▶ Directions for this task
Include in the output exactly the lines from the opening of the data through the line containing "Management Information System</text>", and nothing more.

▶ Given data
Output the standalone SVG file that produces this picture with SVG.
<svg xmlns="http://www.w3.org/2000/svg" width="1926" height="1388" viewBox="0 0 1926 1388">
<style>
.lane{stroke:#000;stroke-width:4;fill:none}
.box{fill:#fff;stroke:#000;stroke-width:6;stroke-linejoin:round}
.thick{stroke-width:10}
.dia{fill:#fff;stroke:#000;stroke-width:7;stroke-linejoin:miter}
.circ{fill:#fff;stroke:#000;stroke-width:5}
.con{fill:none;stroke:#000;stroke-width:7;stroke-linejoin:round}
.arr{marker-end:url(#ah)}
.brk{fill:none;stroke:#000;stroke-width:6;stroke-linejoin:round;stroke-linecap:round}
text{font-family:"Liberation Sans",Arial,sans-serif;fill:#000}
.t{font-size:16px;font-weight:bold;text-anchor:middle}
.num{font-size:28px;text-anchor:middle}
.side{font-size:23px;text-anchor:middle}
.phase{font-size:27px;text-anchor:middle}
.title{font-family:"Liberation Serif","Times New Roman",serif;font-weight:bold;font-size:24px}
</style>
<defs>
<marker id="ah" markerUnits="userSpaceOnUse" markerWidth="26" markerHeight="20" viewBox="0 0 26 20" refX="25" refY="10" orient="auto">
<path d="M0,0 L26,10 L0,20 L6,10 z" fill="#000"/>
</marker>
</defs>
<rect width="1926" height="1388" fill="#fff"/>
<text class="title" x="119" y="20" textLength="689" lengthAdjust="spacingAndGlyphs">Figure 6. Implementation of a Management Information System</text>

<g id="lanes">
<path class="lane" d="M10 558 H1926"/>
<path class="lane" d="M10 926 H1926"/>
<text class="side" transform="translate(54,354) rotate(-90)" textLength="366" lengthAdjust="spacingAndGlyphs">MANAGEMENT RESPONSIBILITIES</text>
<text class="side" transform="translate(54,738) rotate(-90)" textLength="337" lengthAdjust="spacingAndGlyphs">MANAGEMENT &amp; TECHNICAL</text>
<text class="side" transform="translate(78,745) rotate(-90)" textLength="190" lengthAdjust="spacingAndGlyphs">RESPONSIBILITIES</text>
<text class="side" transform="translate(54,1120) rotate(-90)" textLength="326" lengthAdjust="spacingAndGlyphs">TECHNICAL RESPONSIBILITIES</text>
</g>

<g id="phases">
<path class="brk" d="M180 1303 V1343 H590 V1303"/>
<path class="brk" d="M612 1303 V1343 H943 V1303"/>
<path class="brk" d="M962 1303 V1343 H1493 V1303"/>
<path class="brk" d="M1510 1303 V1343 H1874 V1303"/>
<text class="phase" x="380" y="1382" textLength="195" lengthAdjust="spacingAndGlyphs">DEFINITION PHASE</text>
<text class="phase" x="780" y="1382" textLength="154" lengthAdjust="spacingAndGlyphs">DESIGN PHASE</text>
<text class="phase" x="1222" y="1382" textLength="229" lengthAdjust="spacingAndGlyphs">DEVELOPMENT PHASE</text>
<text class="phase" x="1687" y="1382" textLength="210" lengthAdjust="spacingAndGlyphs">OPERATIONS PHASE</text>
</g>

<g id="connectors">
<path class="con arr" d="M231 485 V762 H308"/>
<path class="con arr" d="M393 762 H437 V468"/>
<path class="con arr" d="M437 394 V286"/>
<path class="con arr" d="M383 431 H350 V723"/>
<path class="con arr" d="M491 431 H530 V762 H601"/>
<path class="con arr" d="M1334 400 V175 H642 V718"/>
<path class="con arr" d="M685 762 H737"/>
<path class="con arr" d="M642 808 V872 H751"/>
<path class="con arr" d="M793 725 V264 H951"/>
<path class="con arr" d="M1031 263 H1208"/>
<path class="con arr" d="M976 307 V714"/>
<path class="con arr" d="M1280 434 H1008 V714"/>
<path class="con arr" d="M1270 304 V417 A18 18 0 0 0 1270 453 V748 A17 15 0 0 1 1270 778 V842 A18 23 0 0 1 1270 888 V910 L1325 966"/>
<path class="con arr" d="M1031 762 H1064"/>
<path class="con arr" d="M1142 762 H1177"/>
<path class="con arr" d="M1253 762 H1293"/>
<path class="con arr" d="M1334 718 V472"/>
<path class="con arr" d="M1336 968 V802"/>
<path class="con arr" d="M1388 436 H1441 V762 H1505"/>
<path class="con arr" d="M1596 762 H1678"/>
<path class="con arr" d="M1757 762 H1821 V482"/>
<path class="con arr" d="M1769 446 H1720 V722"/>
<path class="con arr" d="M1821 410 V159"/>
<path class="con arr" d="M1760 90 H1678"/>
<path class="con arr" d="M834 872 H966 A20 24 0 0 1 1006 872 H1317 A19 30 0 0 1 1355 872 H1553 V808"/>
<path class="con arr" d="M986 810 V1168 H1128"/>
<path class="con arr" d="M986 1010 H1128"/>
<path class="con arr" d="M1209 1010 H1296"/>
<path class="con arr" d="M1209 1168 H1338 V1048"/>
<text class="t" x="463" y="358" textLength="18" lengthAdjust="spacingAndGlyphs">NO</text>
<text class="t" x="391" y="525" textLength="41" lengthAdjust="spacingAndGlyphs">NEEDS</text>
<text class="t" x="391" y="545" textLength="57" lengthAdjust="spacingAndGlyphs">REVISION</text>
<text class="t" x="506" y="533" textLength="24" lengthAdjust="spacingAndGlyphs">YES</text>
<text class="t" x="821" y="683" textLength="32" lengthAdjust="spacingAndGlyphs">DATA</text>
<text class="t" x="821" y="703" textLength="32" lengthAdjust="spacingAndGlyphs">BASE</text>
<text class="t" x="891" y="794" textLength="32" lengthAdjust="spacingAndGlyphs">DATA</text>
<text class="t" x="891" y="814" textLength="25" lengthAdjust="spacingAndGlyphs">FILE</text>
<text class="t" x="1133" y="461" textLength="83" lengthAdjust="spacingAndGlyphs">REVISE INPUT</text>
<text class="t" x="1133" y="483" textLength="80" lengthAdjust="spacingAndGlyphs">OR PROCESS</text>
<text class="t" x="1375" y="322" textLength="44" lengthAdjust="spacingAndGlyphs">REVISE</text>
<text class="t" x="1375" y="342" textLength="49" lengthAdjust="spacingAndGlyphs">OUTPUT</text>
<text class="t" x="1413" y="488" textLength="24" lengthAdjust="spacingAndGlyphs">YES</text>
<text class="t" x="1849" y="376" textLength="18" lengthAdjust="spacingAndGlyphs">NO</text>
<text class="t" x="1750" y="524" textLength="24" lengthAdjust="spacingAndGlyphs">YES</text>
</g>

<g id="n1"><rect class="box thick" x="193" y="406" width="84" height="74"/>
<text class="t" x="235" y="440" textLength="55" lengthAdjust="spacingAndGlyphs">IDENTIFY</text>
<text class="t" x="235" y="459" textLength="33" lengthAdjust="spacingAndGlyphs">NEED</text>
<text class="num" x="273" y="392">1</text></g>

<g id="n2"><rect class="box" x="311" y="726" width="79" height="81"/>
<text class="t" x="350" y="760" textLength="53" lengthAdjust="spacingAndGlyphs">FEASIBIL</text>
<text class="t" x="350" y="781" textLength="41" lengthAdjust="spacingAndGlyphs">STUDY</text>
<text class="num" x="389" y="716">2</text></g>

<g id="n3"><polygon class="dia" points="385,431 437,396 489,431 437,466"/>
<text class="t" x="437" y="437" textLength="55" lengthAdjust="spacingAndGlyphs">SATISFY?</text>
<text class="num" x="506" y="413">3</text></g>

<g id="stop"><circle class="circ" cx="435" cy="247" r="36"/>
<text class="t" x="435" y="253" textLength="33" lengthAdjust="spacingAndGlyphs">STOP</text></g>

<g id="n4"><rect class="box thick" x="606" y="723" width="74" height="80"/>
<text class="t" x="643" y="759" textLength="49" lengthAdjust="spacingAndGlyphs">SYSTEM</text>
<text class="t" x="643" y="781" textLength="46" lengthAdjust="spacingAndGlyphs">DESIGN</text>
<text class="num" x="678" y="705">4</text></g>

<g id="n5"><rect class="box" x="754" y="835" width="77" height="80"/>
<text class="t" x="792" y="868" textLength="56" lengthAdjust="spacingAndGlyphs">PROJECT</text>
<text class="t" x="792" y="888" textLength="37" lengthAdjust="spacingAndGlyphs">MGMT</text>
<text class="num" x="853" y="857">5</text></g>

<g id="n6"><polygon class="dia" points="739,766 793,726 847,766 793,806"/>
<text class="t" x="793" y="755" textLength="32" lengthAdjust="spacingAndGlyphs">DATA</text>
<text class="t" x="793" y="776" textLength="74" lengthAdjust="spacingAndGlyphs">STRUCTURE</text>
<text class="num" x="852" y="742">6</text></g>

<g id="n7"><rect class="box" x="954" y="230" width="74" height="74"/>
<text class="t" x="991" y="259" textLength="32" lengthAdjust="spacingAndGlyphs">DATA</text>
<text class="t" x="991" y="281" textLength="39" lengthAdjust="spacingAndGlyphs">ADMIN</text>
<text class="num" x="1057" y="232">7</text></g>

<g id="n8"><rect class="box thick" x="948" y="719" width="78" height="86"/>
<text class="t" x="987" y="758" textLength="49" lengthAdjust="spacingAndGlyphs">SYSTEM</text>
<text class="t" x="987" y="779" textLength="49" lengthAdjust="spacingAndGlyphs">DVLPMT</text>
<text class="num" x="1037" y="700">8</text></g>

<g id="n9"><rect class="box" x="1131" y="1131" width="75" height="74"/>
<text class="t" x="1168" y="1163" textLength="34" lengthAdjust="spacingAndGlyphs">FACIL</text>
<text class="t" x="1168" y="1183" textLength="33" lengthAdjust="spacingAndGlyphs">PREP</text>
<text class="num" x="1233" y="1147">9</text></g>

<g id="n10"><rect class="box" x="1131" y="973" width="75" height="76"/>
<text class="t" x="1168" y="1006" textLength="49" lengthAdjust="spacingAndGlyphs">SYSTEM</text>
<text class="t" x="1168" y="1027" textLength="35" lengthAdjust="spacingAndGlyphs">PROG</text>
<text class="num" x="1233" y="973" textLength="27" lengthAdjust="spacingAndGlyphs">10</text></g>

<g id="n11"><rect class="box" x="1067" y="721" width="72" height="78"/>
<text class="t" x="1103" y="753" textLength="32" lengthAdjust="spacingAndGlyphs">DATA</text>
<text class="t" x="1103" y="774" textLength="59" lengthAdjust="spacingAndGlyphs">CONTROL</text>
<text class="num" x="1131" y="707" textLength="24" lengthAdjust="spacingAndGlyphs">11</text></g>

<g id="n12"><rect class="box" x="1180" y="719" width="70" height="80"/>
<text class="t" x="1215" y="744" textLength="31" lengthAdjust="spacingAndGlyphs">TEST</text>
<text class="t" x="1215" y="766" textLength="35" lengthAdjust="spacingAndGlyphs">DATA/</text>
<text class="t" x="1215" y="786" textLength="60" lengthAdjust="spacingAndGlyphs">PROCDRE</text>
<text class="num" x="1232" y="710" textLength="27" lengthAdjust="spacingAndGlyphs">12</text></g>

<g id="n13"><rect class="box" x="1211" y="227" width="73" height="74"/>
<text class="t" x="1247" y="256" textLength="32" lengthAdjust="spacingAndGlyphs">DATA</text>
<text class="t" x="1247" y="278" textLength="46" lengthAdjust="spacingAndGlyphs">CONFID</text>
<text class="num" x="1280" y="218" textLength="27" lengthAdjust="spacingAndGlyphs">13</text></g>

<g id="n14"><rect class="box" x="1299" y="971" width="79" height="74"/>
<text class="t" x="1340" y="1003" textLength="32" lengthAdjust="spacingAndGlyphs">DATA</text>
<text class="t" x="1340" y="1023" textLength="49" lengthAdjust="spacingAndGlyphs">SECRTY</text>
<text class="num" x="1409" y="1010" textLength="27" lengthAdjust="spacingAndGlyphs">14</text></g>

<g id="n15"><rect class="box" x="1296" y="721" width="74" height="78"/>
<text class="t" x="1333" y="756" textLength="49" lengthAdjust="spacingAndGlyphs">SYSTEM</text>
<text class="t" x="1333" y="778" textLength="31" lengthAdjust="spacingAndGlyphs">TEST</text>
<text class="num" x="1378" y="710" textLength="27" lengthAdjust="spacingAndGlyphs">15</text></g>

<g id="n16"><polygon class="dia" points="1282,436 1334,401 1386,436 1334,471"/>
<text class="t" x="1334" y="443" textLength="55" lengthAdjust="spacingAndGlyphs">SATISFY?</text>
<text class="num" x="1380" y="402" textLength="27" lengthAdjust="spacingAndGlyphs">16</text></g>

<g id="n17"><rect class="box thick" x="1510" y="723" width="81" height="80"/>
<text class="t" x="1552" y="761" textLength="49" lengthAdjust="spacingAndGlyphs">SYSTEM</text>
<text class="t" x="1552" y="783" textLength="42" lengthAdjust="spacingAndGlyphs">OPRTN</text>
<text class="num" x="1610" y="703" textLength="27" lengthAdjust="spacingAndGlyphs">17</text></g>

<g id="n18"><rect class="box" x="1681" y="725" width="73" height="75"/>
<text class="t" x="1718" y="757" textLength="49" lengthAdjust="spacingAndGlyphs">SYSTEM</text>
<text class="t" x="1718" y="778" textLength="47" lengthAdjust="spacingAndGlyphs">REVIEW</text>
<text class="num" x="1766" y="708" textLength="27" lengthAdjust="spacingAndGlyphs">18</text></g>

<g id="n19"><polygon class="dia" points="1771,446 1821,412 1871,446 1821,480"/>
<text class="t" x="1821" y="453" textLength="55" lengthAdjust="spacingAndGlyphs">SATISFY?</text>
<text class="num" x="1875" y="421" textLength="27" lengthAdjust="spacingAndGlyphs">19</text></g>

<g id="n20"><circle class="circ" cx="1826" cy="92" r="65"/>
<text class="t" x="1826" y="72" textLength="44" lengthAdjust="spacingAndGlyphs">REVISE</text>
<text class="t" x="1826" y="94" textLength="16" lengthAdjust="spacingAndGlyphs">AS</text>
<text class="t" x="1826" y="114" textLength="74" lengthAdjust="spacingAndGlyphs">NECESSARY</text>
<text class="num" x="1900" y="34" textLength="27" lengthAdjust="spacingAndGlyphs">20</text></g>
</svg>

▶ Solution to the exercise
Output the standalone SVG file that produces this picture with SVG.
<svg xmlns="http://www.w3.org/2000/svg" width="1926" height="1388" viewBox="0 0 1926 1388">
<style>
.lane{stroke:#000;stroke-width:4;fill:none}
.box{fill:#fff;stroke:#000;stroke-width:6;stroke-linejoin:round}
.thick{stroke-width:10}
.dia{fill:#fff;stroke:#000;stroke-width:7;stroke-linejoin:miter}
.circ{fill:#fff;stroke:#000;stroke-width:5}
.con{fill:none;stroke:#000;stroke-width:7;stroke-linejoin:round}
.arr{marker-end:url(#ah)}
.brk{fill:none;stroke:#000;stroke-width:6;stroke-linejoin:round;stroke-linecap:round}
text{font-family:"Liberation Sans",Arial,sans-serif;fill:#000}
.t{font-size:16px;font-weight:bold;text-anchor:middle}
.num{font-size:28px;text-anchor:middle}
.side{font-size:23px;text-anchor:middle}
.phase{font-size:27px;text-anchor:middle}
.title{font-family:"Liberation Serif","Times New Roman",serif;font-weight:bold;font-size:24px}
</style>
<defs>
<marker id="ah" markerUnits="userSpaceOnUse" markerWidth="26" markerHeight="20" viewBox="0 0 26 20" refX="25" refY="10" orient="auto">
<path d="M0,0 L26,10 L0,20 L6,10 z" fill="#000"/>
</marker>
</defs>
<rect width="1926" height="1388" fill="#fff"/>
<text class="title" x="119" y="20" textLength="689" lengthAdjust="spacingAndGlyphs">Figure 6. Implementation of a Management Information System</text>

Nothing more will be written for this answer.